GIVEN REQUEST = Identify every line containing the word "with" and reproduce each one.

GIVEN DATA =
-*-*-

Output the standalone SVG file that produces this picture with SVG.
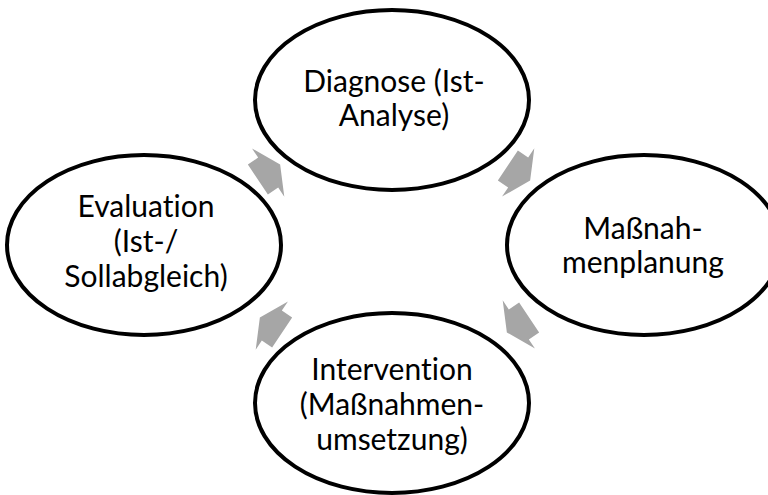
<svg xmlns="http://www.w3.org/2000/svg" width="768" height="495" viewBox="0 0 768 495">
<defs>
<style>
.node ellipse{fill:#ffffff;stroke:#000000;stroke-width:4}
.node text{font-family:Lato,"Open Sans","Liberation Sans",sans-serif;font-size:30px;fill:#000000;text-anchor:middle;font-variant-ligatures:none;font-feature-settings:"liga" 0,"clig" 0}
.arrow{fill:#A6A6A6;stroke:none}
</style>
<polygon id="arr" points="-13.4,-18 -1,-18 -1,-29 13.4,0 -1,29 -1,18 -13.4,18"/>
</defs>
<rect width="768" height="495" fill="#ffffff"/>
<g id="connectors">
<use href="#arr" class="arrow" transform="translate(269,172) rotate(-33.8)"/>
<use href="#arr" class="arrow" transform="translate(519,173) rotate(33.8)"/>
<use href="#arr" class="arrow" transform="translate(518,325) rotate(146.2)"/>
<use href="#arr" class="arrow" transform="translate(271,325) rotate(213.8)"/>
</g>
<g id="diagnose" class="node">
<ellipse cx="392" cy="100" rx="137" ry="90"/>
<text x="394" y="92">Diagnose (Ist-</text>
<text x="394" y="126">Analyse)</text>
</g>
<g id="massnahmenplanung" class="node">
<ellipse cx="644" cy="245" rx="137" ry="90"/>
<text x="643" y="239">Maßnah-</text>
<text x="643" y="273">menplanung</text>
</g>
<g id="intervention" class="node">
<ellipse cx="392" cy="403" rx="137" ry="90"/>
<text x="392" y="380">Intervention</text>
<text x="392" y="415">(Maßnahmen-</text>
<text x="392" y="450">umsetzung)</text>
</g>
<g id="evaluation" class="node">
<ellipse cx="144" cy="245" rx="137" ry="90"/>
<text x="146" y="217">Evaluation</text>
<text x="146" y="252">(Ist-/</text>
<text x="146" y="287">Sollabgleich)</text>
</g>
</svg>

-*-*-

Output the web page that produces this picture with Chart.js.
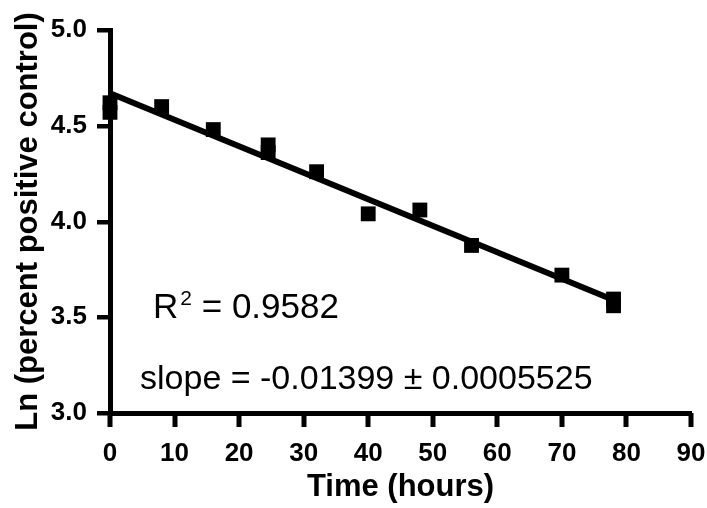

-*-*-

ANSWER TO THE PROBLEM =
Output the standalone SVG file that produces this picture with SVG.
Output the web page that produces this picture with Chart.js.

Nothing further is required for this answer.